» Goal: Quote the listing below in full and exactly as written, but omit every picture.

» Dataset extract:

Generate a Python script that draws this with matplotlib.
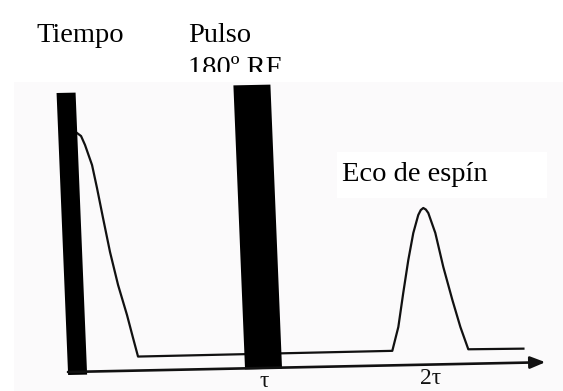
import numpy as np
import matplotlib
matplotlib.use("Agg")
import matplotlib.pyplot as plt
from matplotlib.patches import Rectangle
from matplotlib.transforms import Affine2D, Bbox, TransformedBbox

# RF pulses: start along the time axis, width, bottom and top of each bar
pulse_t0 = [0.0, 177.0]
pulse_w = [19.0, 37.0]
pulse_bottom = [-3.0, -1.0]
pulse_top = [279.0, 283.0]

# free induction decay after the 90 deg pulse
fid_t = [18.8, 22.7, 26.3, 32.5, 36.5, 41.3, 46.9, 53.6, 61.3, 66.4, 70.6]
fid_a = [238.6, 235.5, 226.5, 206.3, 183.3, 153.2, 119.0, 85.9, 55.7, 32.6, 14.0]

# spin echo around 2 tau, then the flat tail
echo_t = [324.9, 331.9, 338.2, 344.6, 350.7, 356.4, 359.1, 361.7, 364.2,
          366.5, 372.7, 379.3, 387.0, 393.9, 400.9, 456.0]
echo_a = [14.5, 38.2, 72.1, 104.9, 131.8, 149.7, 154.6, 156.6, 155.0,
          151.5, 131.4, 97.2, 64.1, 36.9, 14.5, 14.0]

axis_end = 477.4
tick_t = [195.5, 361.7]
tick_labels = ["τ", "2τ"]

serif = ["Liberation Serif", "DejaVu Serif"]

fig = plt.figure(figsize=(5.63, 3.91), dpi=100)
ax = fig.add_axes([0, 0, 1, 1])
ax.set_xlim(0, 563)
ax.set_ylim(391, 0)
ax.axis("off")

# the sketch sits a little skewed on the page: time runs along tr's x, signal along its y
tr = Affine2D(np.array([[1.0, -0.041, 68.0],
                        [-0.0205, -1.0, 372.0],
                        [0.0, 0.0, 1.0]])) + ax.transData

# faint paper tone of the sketch and the white box behind the echo label
ax.add_patch(Rectangle((14, 82), 549, 309, color="#fbfafb", lw=0, zorder=0))
ax.add_patch(Rectangle((337, 152), 210, 46, color="white", lw=0, zorder=1))

sig_t = fid_t + echo_t
sig_a = fid_a + echo_a
ax.plot(sig_t, sig_a, color="#111111", lw=1.6, transform=tr,
        solid_joinstyle="round", zorder=2)

for t0, w, b, top in zip(pulse_t0, pulse_w, pulse_bottom, pulse_top):
    ax.add_patch(Rectangle((t0, b), w, top - b, color="black", lw=0,
                           transform=tr, zorder=3))

ax.annotate("", xy=(axis_end, 0), xytext=(0, 0), xycoords=tr, textcoords=tr,
            arrowprops=dict(arrowstyle="-|>,head_length=0.45,head_width=0.18",
                            mutation_scale=20, lw=1.9, color="#111111",
                            shrinkA=0, shrinkB=0), zorder=3)

for t, lab in zip(tick_t, tick_labels):
    ax.text(t, -19.5, lab, transform=tr, ha="center", va="baseline",
            fontsize=17, family=serif, color="#111111")

ax.text(36, 42, "Tiempo", ha="left", va="baseline", fontsize=20.5, family=serif)
ax.text(188, 42, "Pulso", ha="left", va="baseline", fontsize=20.5, family=serif)
second = ax.text(188, 75, "180º RF", ha="left", va="baseline",
                 fontsize=20.5, family=serif)
# the second line of the pulse label is cut by its box
second.set_clip_on(True)
second.set_clip_box(TransformedBbox(Bbox([[0, 0], [563, 72]]), ax.transData))
ax.text(342, 181, "Eco de espín", ha="left", va="baseline", fontsize=20.5,
        family=serif, zorder=4)

fig.savefig("out.png", dpi=100)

» Solution below:
Generate a Python script that draws this with matplotlib.
import numpy as np
import matplotlib
matplotlib.use("Agg")
import matplotlib.pyplot as plt
from matplotlib.patches import Rectangle
from matplotlib.transforms import Affine2D, Bbox, TransformedBbox

# RF pulses: start along the time axis, width, bottom and top of each bar
pulse_t0 = [0.0, 177.0]
pulse_w = [19.0, 37.0]
pulse_bottom = [-3.0, -1.0]
pulse_top = [279.0, 283.0]

# free induction decay after the 90 deg pulse
fid_t = [18.8, 22.7, 26.3, 32.5, 36.5, 41.3, 46.9, 53.6, 61.3, 66.4, 70.6]
fid_a = [238.6, 235.5, 226.5, 206.3, 183.3, 153.2, 119.0, 85.9, 55.7, 32.6, 14.0]

# spin echo around 2 tau, then the flat tail
echo_t = [324.9, 331.9, 338.2, 344.6, 350.7, 356.4, 359.1, 361.7, 364.2,
          366.5, 372.7, 379.3, 387.0, 393.9, 400.9, 456.0]
echo_a = [14.5, 38.2, 72.1, 104.9, 131.8, 149.7, 154.6, 156.6, 155.0,
          151.5, 131.4, 97.2, 64.1, 36.9, 14.5, 14.0]

axis_end = 477.4
tick_t = [195.5, 361.7]
tick_labels = ["τ", "2τ"]

serif = ["Liberation Serif", "DejaVu Serif"]

fig = plt.figure(figsize=(5.63, 3.91), dpi=100)
ax = fig.add_axes([0, 0, 1, 1])
ax.set_xlim(0, 563)
ax.set_ylim(391, 0)
ax.axis("off")

# the sketch sits a little skewed on the page: time runs along tr's x, signal along its y
tr = Affine2D(np.array([[1.0, -0.041, 68.0],
                        [-0.0205, -1.0, 372.0],
                        [0.0, 0.0, 1.0]])) + ax.transData

# faint paper tone of the sketch and the white box behind the echo label
ax.add_patch(Rectangle((14, 82), 549, 309, color="#fbfafb", lw=0, zorder=0))
ax.add_patch(Rectangle((337, 152), 210, 46, color="white", lw=0, zorder=1))

sig_t = fid_t + echo_t
sig_a = fid_a + echo_a
ax.plot(sig_t, sig_a, color="#111111", lw=1.6, transform=tr,
        solid_joinstyle="round", zorder=2)

for t0, w, b, top in zip(pulse_t0, pulse_w, pulse_bottom, pulse_top):
    ax.add_patch(Rectangle((t0, b), w, top - b, color="black", lw=0,
                           transform=tr, zorder=3))

ax.annotate("", xy=(axis_end, 0), xytext=(0, 0), xycoords=tr, textcoords=tr,
            arrowprops=dict(arrowstyle="-|>,head_length=0.45,head_width=0.18",
                            mutation_scale=20, lw=1.9, color="#111111",
                            shrinkA=0, shrinkB=0), zorder=3)

for t, lab in zip(tick_t, tick_labels):
    ax.text(t, -19.5, lab, transform=tr, ha="center", va="baseline",
            fontsize=17, family=serif, color="#111111")

ax.text(36, 42, "Tiempo", ha="left", va="baseline", fontsize=20.5, family=serif)
ax.text(188, 42, "Pulso", ha="left", va="baseline", fontsize=20.5, family=serif)
second = ax.text(188, 75, "180º RF", ha="left", va="baseline",
                 fontsize=20.5, family=serif)
# the second line of the pulse label is cut by its box
second.set_clip_on(True)
second.set_clip_box(TransformedBbox(Bbox([[0, 0], [563, 72]]), ax.transData))
ax.text(342, 181, "Eco de espín", ha="left", va="baseline", fontsize=20.5,
        family=serif, zorder=4)

fig.savefig("out.png", dpi=100)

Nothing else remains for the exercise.